→ Task goal:
Using the material below, repeat exactly the lines from the one with "Give me the TikZ source for this diagram." through the one with "(0,0) rectangle (1256,1399);", ends included, without any images.

Entries with chart source code:
○ ○ ○ ○
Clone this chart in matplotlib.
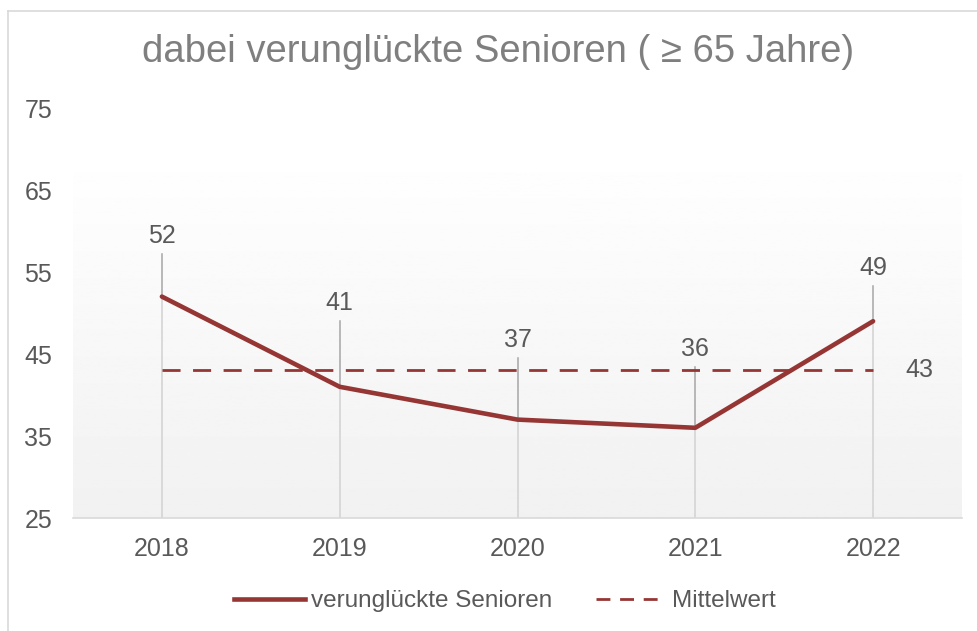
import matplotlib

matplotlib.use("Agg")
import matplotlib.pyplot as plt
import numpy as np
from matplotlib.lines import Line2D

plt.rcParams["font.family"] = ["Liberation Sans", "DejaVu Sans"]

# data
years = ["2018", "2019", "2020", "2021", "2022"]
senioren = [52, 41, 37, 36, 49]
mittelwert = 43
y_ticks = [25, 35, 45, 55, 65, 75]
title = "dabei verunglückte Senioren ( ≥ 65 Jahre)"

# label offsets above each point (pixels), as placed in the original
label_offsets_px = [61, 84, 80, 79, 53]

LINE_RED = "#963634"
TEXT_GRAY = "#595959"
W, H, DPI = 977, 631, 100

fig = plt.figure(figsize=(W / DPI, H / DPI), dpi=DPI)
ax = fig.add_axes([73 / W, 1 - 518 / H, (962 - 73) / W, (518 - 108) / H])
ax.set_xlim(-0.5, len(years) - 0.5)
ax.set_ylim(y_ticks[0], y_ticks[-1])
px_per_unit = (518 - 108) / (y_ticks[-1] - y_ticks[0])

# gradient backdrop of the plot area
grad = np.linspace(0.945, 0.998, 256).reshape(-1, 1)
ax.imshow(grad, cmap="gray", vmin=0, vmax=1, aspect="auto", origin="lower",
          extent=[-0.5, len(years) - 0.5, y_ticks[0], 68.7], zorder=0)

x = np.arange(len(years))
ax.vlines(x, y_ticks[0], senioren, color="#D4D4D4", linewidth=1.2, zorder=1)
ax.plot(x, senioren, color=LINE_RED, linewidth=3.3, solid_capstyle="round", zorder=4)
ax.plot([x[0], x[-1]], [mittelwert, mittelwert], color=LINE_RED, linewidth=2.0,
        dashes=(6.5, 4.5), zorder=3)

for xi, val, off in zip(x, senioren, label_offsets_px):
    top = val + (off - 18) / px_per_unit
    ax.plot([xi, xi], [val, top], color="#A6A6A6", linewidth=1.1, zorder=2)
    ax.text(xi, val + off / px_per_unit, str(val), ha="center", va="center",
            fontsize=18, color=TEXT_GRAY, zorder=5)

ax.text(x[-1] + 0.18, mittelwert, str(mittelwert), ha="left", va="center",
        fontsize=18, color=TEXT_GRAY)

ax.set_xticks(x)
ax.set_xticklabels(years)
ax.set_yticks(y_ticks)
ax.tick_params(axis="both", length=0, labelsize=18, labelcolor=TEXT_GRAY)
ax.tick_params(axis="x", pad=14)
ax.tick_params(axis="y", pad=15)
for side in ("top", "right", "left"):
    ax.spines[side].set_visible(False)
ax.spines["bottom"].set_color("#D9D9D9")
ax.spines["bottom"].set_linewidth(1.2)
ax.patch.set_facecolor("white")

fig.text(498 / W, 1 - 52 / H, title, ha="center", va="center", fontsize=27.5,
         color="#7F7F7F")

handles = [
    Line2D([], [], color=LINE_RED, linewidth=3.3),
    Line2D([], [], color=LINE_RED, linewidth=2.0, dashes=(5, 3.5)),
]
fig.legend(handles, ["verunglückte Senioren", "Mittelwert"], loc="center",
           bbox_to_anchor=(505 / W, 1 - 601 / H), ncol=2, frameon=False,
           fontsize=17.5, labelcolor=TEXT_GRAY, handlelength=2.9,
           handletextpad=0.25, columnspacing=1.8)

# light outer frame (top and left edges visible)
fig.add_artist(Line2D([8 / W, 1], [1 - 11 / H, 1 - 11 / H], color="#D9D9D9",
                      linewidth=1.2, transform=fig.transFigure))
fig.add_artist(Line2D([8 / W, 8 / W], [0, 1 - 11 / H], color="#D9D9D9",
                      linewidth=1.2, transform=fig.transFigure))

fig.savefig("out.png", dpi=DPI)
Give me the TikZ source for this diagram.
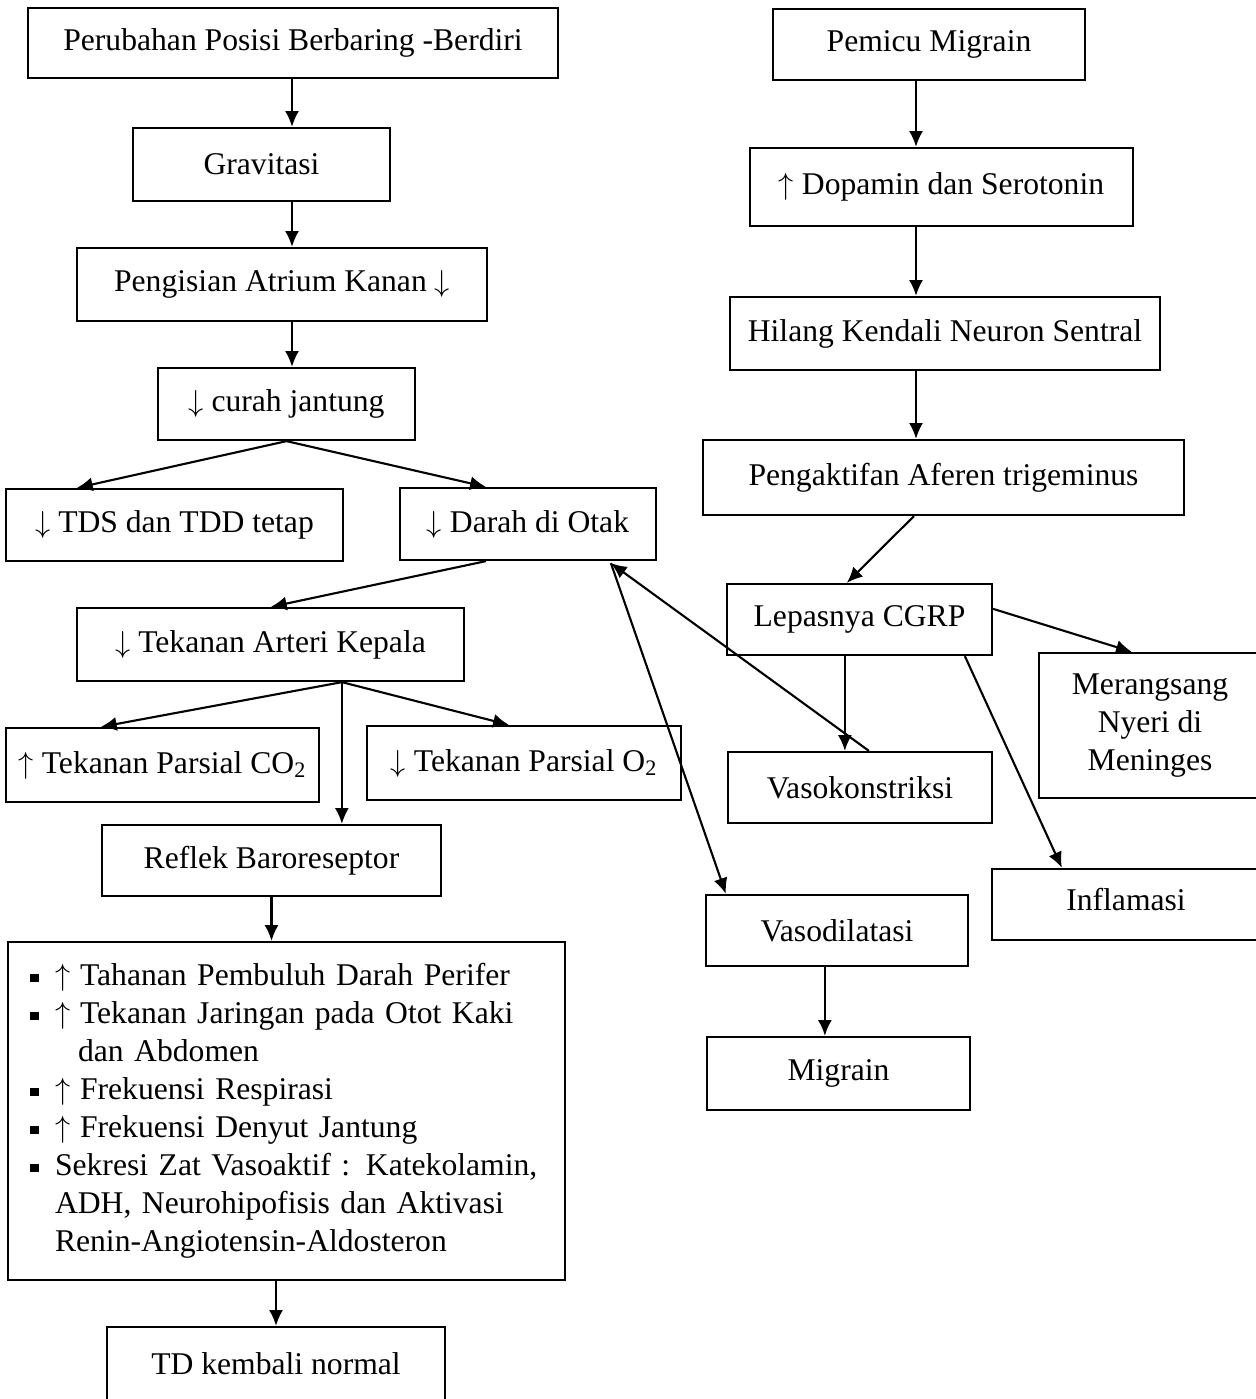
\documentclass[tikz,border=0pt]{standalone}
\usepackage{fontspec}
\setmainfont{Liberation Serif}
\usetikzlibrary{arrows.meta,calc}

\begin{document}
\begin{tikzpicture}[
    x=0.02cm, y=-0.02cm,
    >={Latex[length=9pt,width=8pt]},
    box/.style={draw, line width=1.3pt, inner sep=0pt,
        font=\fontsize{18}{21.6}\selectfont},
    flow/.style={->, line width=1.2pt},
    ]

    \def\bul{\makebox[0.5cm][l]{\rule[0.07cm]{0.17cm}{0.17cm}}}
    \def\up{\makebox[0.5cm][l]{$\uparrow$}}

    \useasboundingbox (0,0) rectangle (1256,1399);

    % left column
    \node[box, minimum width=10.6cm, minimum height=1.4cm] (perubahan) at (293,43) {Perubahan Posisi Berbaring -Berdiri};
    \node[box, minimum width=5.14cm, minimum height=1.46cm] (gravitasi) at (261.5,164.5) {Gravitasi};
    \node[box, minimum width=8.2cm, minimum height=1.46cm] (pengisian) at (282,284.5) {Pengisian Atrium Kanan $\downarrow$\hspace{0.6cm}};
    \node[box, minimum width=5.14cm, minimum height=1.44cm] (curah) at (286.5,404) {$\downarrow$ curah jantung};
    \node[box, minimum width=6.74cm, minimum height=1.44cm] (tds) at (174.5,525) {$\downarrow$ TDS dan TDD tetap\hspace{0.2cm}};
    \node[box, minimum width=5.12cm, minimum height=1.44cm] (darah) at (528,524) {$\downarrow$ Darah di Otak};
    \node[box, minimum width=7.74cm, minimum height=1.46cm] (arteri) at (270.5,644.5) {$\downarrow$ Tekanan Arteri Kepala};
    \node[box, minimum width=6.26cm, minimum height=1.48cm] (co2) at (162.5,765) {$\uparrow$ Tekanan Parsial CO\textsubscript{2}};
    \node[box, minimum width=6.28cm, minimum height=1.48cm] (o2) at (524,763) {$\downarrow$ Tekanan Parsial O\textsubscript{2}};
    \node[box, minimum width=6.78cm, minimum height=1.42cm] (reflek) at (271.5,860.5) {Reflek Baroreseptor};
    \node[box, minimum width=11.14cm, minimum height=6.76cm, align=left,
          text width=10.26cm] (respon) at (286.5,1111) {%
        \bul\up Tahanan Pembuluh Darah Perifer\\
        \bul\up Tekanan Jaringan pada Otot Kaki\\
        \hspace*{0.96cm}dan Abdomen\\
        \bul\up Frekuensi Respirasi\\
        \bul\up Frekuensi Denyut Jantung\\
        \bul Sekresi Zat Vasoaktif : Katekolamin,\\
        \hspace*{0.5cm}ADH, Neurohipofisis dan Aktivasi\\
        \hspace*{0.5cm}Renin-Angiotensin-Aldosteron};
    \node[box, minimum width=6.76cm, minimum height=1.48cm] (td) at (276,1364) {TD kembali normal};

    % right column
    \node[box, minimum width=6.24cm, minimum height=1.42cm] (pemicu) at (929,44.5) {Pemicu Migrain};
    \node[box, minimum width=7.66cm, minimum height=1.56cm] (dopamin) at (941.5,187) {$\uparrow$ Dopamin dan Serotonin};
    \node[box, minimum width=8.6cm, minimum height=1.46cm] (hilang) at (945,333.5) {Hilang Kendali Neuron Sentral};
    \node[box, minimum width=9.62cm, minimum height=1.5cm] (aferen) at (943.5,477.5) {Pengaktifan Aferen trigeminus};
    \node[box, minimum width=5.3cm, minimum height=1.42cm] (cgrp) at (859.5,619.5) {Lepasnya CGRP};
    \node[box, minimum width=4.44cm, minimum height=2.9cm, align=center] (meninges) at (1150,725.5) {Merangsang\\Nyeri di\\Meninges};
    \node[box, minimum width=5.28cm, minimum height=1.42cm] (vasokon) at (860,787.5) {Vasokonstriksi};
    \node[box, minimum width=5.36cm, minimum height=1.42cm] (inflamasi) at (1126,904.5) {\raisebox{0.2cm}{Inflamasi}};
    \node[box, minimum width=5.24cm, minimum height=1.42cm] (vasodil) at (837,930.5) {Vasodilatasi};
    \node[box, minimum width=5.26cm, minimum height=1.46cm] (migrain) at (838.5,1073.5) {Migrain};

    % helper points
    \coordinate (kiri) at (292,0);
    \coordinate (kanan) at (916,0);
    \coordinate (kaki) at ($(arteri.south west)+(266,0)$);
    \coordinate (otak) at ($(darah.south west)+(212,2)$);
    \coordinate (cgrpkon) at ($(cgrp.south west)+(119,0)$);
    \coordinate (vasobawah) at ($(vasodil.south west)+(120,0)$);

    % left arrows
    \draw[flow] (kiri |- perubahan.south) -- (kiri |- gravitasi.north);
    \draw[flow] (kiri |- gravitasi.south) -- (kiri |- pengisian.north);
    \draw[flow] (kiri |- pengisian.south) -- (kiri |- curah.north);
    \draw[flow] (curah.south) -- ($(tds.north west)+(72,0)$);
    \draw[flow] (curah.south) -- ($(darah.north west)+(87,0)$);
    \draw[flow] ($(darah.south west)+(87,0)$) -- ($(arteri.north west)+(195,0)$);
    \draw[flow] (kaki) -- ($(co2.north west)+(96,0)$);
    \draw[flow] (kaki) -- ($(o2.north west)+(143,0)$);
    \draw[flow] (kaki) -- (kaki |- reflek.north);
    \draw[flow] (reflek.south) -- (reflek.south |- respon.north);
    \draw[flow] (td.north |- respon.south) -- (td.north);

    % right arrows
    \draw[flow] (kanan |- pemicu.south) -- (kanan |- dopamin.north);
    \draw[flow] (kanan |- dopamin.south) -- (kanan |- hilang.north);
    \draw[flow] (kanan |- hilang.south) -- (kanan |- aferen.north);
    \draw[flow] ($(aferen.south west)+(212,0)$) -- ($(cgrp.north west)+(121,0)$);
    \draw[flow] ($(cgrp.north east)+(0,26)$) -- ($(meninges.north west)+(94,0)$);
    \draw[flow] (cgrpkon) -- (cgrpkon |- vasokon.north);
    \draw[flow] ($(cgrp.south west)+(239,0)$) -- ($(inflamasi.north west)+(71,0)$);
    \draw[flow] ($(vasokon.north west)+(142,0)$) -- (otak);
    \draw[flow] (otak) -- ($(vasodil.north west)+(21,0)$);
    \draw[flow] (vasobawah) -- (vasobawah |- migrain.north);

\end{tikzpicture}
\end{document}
○ ○ ○ ○
→ Result:
Give me the TikZ source for this diagram.
\documentclass[tikz,border=0pt]{standalone}
\usepackage{fontspec}
\setmainfont{Liberation Serif}
\usetikzlibrary{arrows.meta,calc}

\begin{document}
\begin{tikzpicture}[
    x=0.02cm, y=-0.02cm,
    >={Latex[length=9pt,width=8pt]},
    box/.style={draw, line width=1.3pt, inner sep=0pt,
        font=\fontsize{18}{21.6}\selectfont},
    flow/.style={->, line width=1.2pt},
    ]

    \def\bul{\makebox[0.5cm][l]{\rule[0.07cm]{0.17cm}{0.17cm}}}
    \def\up{\makebox[0.5cm][l]{$\uparrow$}}

    \useasboundingbox (0,0) rectangle (1256,1399);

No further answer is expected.